Pour un Maroc des Régions, « Usine Verte », à l’industrie connectée, dynamique, solidaire et inclusive
Pour réussir cette nouvelle construction, la conception d’une politique industrielle nationale doit être adossée à une déclinaison territoriale pour assurer un développement fort et équilibré sur l’ensemble du territoire national, pour lequel la Région doit être le maillon essentiel en charge de cette déclinaison. Il convient notamment pour cela de:
- Mobiliser toutes les potentialités pour que les Régions puissent jouer pleinement leur rôle de développement industriel dans le cadre de leurs nouvelles missions. Pour cela, il est question de rendre effectif le cadre institutionnel pour ancrer une véritable approche participative au niveau régional, avec une large implication des acteurs et des représentants de la société dans tout le processus de développement ;
- Lier les recettes de la région à la production de richesses sur son territoire;
- Mettre en place une politique foncière proactive de l’Etat et des régions par le développement des zones d’activités et zones industrielles, et de logistique au niveau d’infrastructures stratégiques, sous la responsabilité directe des régions;
- Intégrer la dimension durabilité et décliner l’ambition d’un Maroc «usine verte» dans une politique d’une nouvelle génération de zones industrielles;
- Créer un statut spécifique d’aménageur de zone industrielle et d’opérateur environnemental adapté aux vocations de ces dernières;
- Mettre fin aux redondances administratives en matière de pilotage, d’appui et de suivi des investissements.

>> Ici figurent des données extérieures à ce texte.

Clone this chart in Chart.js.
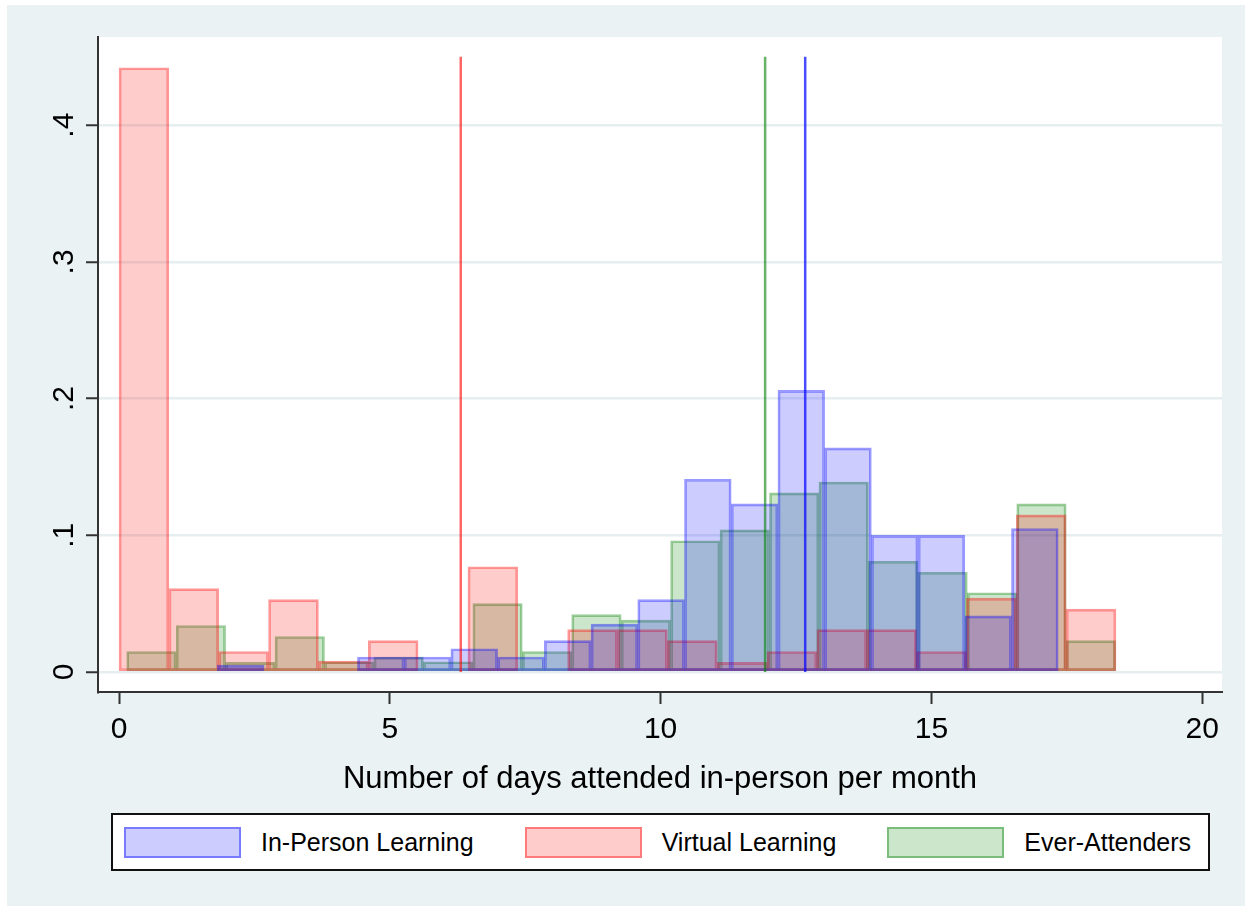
<!DOCTYPE html>
<html>
<head>
<meta charset="utf-8">
<script src="https://cdn.jsdelivr.net/npm/chart.js@4.4.1/dist/chart.umd.min.js"></script>
<style>
html,body{margin:0;padding:0;background:#fff;width:1252px;height:913px;overflow:hidden;font-family:"Liberation Sans",Arial,sans-serif;}
#bg{position:absolute;left:7px;top:5px;width:1238px;height:901px;background:#eaf2f3;}
#c{position:absolute;left:0;top:0;}
#legend{position:absolute;left:111px;top:813px;width:1084px;height:54px;padding-left:11px;border:2px solid #111;background:#fff;display:flex;align-items:center;}
.item{display:flex;align-items:center;margin-right:51px;}
.sw{width:113px;height:27px;border:2px solid;margin-right:20px;}
.lbl{font-size:25px;color:#000;white-space:nowrap;}
</style>
</head>
<body>
<div id="bg"></div>
<canvas id="c" width="1252" height="913"></canvas>
<div id="legend"></div>
<script>
// ---- data ----
const xTickLabels = ['0', '5', '10', '15', '20'];
const yTickLabels = ['0', '.1', '.2', '.3', '.4'];
const seriesLabels = ['In-Person Learning', 'Virtual Learning', 'Ever-Attenders'];
const xTitle = 'Number of days attended in-person per month';

// In-Person Learning histogram (bin start, bin width, densities)
const inPersonStart = 1.815;
const inPersonWidth = 0.8626;
const inPerson = [0.005, 0, 0, 0.011, 0.011, 0.017, 0.011, 0.023, 0.035, 0.053,
                  0.141, 0.123, 0.206, 0.164, 0.100, 0.100, 0.041, 0.105];

// Virtual Learning histogram
const virtualStart = 0;
const virtualWidth = 0.9204;
const virtual = [0.442, 0.061, 0.015, 0.053, 0.008, 0.023, 0, 0.077, 0, 0.031,
                 0.031, 0.023, 0.007, 0.015, 0.031, 0.031, 0.015, 0.054, 0.115, 0.046];

// Ever-Attenders histogram
const everStart = 0.142;
const everWidth = 0.913;
const ever = [0.015, 0.034, 0.007, 0.026, 0.0075, 0.011, 0.0075, 0.050, 0.015, 0.042,
              0.038, 0.096, 0.104, 0.131, 0.139, 0.081, 0.073, 0.058, 0.123, 0.023];

// Mean lines: in-person, virtual, ever-attenders
const meanValues = [12.67, 6.31, 11.93];
const meanLineTop = 0.45;

// ---- styles ----
const fills = ['rgba(0,0,255,0.2)', 'rgba(255,0,0,0.2)', 'rgba(0,128,0,0.2)'];
const edges = ['rgba(0,0,255,0.4)', 'rgba(255,0,0,0.4)', 'rgba(0,128,0,0.4)'];
const meanColors = ['rgba(0,0,255,0.7)', 'rgba(255,0,0,0.6)', 'rgba(0,128,0,0.6)'];

function binPoints(start, width, vals) {
  return vals.map((v, i) => ({ x: start + (i + 0.5) * width, y: v }));
}

const histSets = [
  { pts: binPoints(inPersonStart, inPersonWidth, inPerson), axis: 'xb' },
  { pts: binPoints(virtualStart, virtualWidth, virtual), axis: 'xr' },
  { pts: binPoints(everStart, everWidth, ever), axis: 'xg' }
];

const datasets = [];
meanValues.forEach((m, i) => {
  datasets.push({
    type: 'line',
    label: 'mean ' + seriesLabels[i],
    data: [{ x: m, y: 0 }, { x: m, y: meanLineTop }],
    borderColor: meanColors[i],
    borderWidth: 2.5,
    pointRadius: 0,
    xAxisID: 'x',
    yAxisID: 'y',
    order: 0
  });
});
histSets.forEach((h, i) => {
  datasets.push({
    type: 'bar',
    label: seriesLabels[i],
    data: h.pts,
    backgroundColor: fills[i],
    borderColor: edges[i],
    borderWidth: 2,
    borderSkipped: false,
    grouped: false,
    barPercentage: 1,
    categoryPercentage: 1,
    xAxisID: h.axis,
    yAxisID: 'y',
    order: 1
  });
});

const X_MIN = -0.388, X_MAX = 20.366;
const Y_MIN = -0.01463, Y_MAX = 0.46452;

function hiddenX() {
  return { type: 'linear', display: false, offset: false, grid: { offset: false },
           min: X_MIN, max: X_MAX,
           ticks: { stepSize: 5, includeBounds: false } };
}

const plotBg = {
  id: 'plotBg',
  beforeDraw(chart) {
    const { ctx, chartArea: a } = chart;
    ctx.save();
    ctx.fillStyle = '#ffffff';
    ctx.fillRect(a.left, a.top, a.right - a.left, a.bottom - a.top);
    ctx.restore();
  }
};

Chart.defaults.font.family = '"Liberation Sans", Arial, sans-serif';
Chart.defaults.color = '#000';

new Chart(document.getElementById('c'), {
  type: 'bar',
  data: { datasets },
  options: {
    responsive: false,
    animation: false,
    events: [],
    layout: { padding: { left: 0, top: 37, right: 30, bottom: 111 } },
    plugins: { legend: { display: false }, tooltip: { enabled: false } },
    scales: {
      x: {
        type: 'linear', position: 'bottom', min: X_MIN, max: X_MAX, offset: false,
        grid: { offset: false, drawOnChartArea: false, drawTicks: true, tickLength: 12, tickColor: '#333', tickWidth: 2 },
        border: { color: '#333', width: 2 },
        ticks: {
          stepSize: 5, includeBounds: false, padding: 8, maxRotation: 0,
          font: { size: 30 }, color: '#000',
          callback: (v) => { const i = Math.round(v / 5); return xTickLabels[i] !== undefined ? xTickLabels[i] : ''; }
        },
        title: { display: true, text: xTitle, font: { size: 31 }, color: '#000', padding: { top: 0, bottom: 4 } },
        afterFit: (s) => { s.height = 110; }
      },
      xb: hiddenX(),
      xr: hiddenX(),
      xg: hiddenX(),
      y: {
        type: 'linear', position: 'left', min: Y_MIN, max: Y_MAX,
        grid: { color: '#e6eef0', lineWidth: 2.5, tickColor: '#333', tickWidth: 2, tickLength: 12 },
        border: { color: '#333', width: 2 },
        ticks: {
          stepSize: 0.1, includeBounds: false, minRotation: 90, maxRotation: 90,
          crossAlign: 'center', padding: 9, font: { size: 30 }, color: '#000',
          callback: (v) => { const i = Math.round(v * 10); return yTickLabels[i] !== undefined ? yTickLabels[i] : ''; }
        },
        afterFit: (s) => { s.width = 98; }
      }
    }
  },
  plugins: [plotBg]
});

// HTML legend built from the series
const leg = document.getElementById('legend');
seriesLabels.forEach((lab, i) => {
  const it = document.createElement('div');
  it.className = 'item';
  const sw = document.createElement('div');
  sw.className = 'sw';
  sw.style.background = fills[i];
  sw.style.borderColor = edges[i];
  const tx = document.createElement('span');
  tx.className = 'lbl';
  tx.textContent = lab;
  it.appendChild(sw);
  it.appendChild(tx);
  leg.appendChild(it);
});
</script>
</body>
</html>
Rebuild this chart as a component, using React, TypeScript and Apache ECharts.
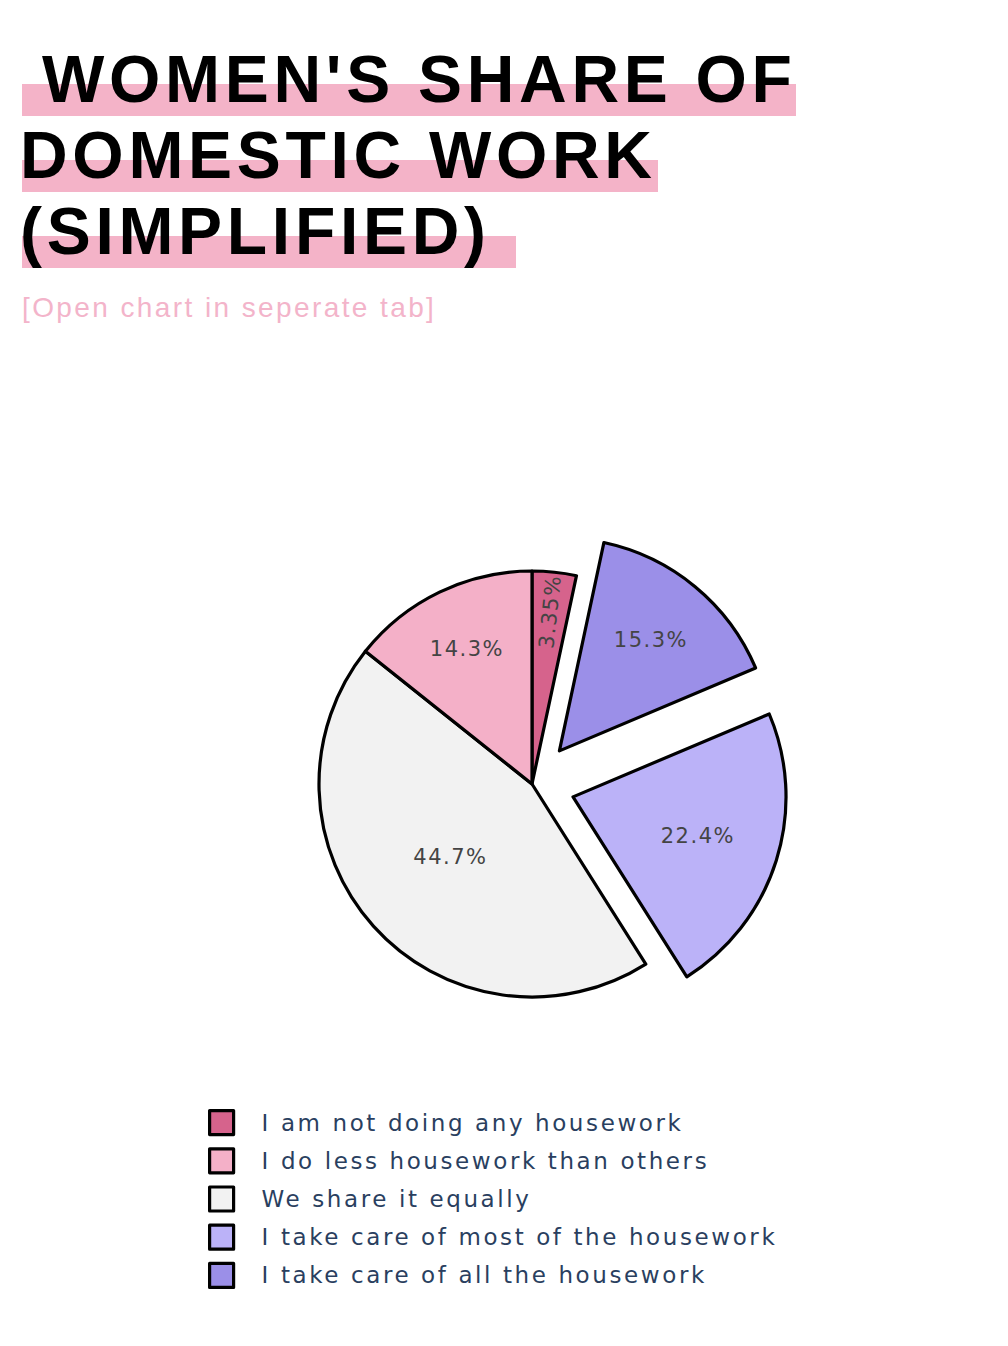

Libérer les énergies et les initiatives, encourager l’investissement et densifier le tissu industriel
L’émergence d’une nation industrielle requiert la réunion des conditions favorables à un environnement de facilitation, d’accompagnement, d’ouverture des opportunités et de renforcement des capacités, à travers la définition d’un ensemble de mesures pour répondre aux défis du futur et densifier l’investissement et la production nationale.
Pour cela, il est nécessaire notamment de :
- assurer l’effectivité du champ de l’investissement à de nouveaux profils d’acteurs industriels, afin de densifier le tissu industriel, diversifier l’offre et accroître la valeur ajoutée;
- aire de l’amélioration de l’attractivité et du climat des affaires une priorité nationale, pour sortir d’une économie à prédominance rente vers une économie inclusive et plus productrice de valeur;
- procéder à une réforme fiscale pour assurer la cohérence, donner de la visibilité et sortir des dérogations improductives au profit de l’investissement producteur de valeur ajoutée nationale et d’emplois;
- adopter une politique nationale active et coordonnée d’innovation et de veille stratégique, pour une industrie nationale qui intègre les tendances fortes et se positionne durablement sur les chaines de production mondiales;
- favoriser l’émergence de nouveaux instruments pour la mise à disposition de foncier industriel à prix compétitif;
- faire de la digitalisation un axe majeur du développement de l’industrie;
- encourager le développement d’une filière d’ingénierie nationale au service de la performance industrielle;
- adapter, approfondir et généraliser la démarche de normalisation pour protéger le marché national et soutenir la compétitivité de l’offre marocaine;
- faire de l’industrie un levier du soft power du Maroc et valoriser la marque «Made in Morocco».